───── Input data ─────

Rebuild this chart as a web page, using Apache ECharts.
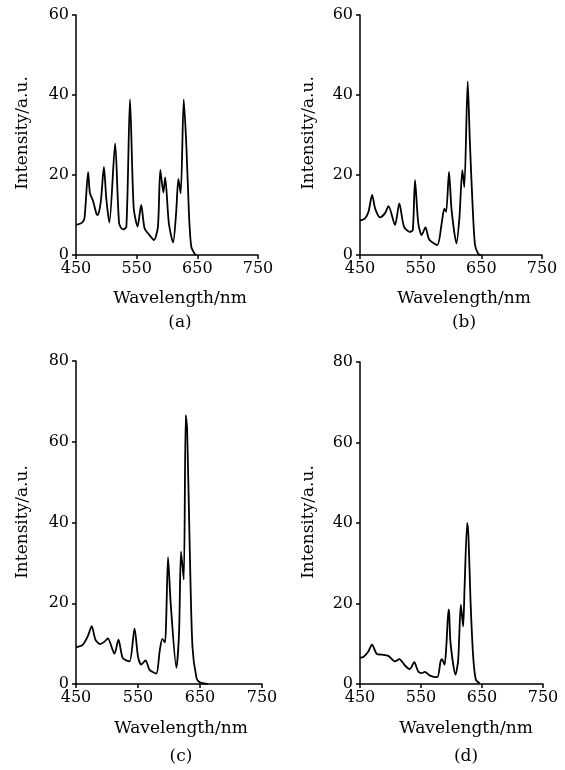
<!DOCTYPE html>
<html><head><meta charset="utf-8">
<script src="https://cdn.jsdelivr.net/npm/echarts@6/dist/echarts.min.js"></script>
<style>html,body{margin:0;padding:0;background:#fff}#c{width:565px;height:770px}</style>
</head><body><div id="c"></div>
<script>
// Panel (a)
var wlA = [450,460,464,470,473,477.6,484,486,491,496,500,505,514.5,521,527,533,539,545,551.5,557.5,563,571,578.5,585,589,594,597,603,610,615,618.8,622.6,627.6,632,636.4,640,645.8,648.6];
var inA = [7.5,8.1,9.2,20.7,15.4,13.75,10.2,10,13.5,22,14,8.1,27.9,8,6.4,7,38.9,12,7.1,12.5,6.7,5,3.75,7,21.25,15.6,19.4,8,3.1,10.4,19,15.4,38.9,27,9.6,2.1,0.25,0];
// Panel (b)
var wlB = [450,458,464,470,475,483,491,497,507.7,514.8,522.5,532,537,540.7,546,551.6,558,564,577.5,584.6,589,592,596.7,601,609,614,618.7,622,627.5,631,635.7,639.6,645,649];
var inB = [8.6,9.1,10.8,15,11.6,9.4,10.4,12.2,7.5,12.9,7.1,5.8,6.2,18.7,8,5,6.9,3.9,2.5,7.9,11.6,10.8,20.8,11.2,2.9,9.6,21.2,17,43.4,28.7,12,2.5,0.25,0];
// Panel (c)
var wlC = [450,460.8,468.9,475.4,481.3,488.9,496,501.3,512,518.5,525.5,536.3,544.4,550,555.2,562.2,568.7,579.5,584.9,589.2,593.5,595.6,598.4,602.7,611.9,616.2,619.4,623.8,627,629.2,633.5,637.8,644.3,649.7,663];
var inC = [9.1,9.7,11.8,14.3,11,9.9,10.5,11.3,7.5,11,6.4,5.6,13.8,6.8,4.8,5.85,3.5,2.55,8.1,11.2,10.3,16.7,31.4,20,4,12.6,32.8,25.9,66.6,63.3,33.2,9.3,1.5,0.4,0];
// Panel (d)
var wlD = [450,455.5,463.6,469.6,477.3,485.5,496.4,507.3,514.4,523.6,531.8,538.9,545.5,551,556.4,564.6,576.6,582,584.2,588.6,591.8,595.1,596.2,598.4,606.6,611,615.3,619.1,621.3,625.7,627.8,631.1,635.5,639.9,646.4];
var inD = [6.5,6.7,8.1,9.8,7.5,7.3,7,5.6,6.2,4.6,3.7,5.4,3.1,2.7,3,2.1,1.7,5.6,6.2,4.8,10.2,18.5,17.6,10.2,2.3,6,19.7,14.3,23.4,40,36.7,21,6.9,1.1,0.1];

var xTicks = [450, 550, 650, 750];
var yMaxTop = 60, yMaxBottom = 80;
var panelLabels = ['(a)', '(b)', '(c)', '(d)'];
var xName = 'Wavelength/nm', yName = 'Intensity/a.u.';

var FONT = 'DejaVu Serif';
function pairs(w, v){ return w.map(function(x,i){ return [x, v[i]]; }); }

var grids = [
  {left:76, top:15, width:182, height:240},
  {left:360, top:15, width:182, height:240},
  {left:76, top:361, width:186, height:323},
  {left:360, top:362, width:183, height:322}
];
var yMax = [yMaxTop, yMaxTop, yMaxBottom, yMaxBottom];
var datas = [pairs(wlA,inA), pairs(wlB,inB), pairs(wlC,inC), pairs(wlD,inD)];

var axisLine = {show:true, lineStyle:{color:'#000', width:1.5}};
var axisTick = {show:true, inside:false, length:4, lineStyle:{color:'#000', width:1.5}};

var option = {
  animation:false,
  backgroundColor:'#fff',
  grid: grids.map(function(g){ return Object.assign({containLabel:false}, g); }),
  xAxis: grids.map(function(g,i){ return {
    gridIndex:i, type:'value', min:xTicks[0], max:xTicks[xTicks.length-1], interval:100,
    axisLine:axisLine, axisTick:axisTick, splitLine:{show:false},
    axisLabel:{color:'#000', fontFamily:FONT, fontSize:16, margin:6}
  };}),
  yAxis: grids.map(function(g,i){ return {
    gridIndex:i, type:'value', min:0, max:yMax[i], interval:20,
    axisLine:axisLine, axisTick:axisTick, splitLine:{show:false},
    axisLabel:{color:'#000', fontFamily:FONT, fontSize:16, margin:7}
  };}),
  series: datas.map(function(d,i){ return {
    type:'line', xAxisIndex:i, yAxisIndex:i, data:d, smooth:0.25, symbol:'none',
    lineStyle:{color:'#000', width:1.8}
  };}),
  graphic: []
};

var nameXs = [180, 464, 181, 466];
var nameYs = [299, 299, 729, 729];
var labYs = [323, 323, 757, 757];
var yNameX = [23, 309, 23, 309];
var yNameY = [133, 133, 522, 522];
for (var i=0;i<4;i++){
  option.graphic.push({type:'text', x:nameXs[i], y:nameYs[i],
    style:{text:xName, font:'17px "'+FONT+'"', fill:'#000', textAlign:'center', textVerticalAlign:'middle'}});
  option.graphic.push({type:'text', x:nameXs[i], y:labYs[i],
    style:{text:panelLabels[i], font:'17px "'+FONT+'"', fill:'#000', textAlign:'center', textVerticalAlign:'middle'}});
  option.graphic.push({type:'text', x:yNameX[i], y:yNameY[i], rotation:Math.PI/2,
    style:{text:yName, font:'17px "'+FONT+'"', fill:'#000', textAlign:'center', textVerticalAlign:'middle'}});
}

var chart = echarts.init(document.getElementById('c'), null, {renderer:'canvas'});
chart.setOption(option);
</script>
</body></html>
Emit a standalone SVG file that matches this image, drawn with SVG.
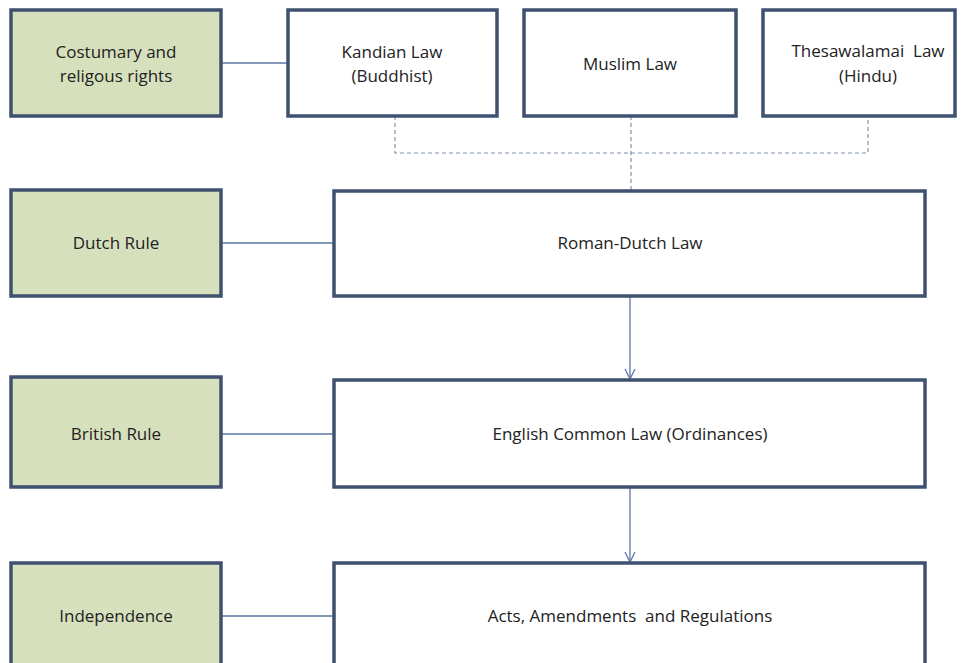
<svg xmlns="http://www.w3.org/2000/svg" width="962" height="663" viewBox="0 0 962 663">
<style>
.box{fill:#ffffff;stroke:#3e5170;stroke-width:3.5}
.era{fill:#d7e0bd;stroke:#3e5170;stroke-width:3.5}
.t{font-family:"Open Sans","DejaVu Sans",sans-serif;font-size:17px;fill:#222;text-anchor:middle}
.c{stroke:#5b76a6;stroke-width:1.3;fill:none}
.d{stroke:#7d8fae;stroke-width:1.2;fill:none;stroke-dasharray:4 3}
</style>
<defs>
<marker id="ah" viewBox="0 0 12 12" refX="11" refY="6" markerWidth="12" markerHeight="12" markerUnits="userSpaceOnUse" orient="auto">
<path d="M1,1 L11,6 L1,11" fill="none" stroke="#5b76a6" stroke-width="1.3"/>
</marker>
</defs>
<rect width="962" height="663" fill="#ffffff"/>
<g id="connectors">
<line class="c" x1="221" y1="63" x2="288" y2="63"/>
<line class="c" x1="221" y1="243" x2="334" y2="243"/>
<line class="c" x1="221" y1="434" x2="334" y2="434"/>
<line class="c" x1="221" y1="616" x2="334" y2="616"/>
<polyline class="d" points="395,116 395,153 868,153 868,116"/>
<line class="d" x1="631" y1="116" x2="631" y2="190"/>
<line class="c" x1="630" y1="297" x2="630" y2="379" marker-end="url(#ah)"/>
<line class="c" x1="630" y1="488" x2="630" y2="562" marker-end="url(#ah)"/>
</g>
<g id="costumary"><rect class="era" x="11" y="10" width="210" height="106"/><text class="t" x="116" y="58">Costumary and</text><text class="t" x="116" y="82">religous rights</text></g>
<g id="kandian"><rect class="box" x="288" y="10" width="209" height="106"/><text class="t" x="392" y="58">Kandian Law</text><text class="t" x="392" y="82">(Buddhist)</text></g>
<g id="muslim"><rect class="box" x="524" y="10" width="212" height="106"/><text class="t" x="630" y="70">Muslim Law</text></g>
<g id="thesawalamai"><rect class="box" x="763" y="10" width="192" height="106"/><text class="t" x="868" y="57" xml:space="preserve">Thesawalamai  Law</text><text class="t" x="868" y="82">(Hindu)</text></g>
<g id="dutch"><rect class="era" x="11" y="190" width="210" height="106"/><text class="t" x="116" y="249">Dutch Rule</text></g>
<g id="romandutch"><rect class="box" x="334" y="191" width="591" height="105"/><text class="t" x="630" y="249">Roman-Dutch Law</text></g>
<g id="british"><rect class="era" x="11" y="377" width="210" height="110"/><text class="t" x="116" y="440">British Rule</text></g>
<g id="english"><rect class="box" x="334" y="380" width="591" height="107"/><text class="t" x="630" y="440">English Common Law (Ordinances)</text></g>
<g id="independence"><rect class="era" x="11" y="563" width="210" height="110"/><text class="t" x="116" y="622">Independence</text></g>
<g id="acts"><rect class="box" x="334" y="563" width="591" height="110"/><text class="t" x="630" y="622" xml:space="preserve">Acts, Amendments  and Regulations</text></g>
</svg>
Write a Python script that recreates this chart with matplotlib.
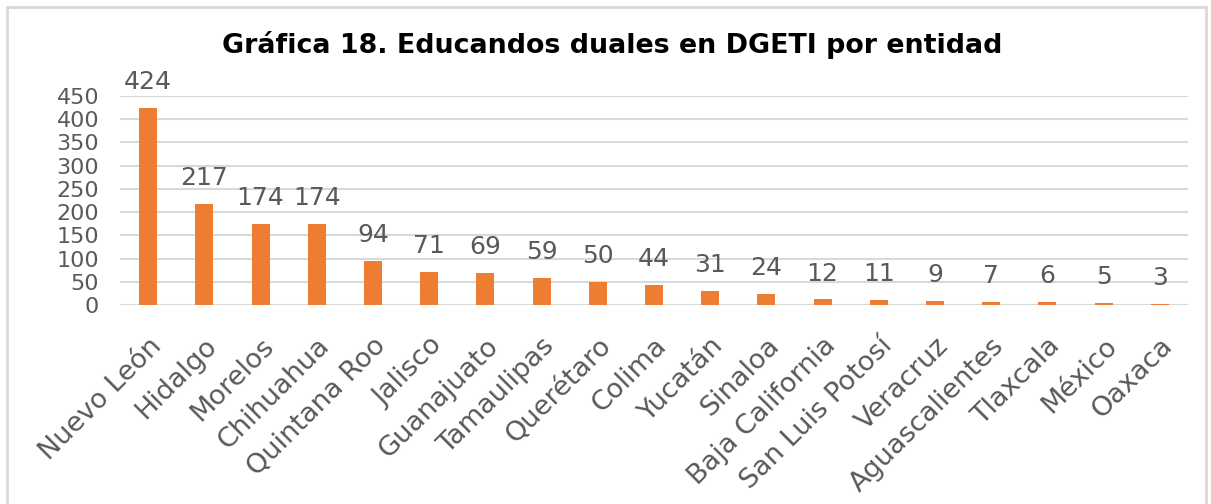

─────

Only lines holding the string "with" are wanted; gather each one from the entries above.

Emit a standalone SVG file that matches this image, drawn with SVG.
Write a Python script that recreates this chart with matplotlib.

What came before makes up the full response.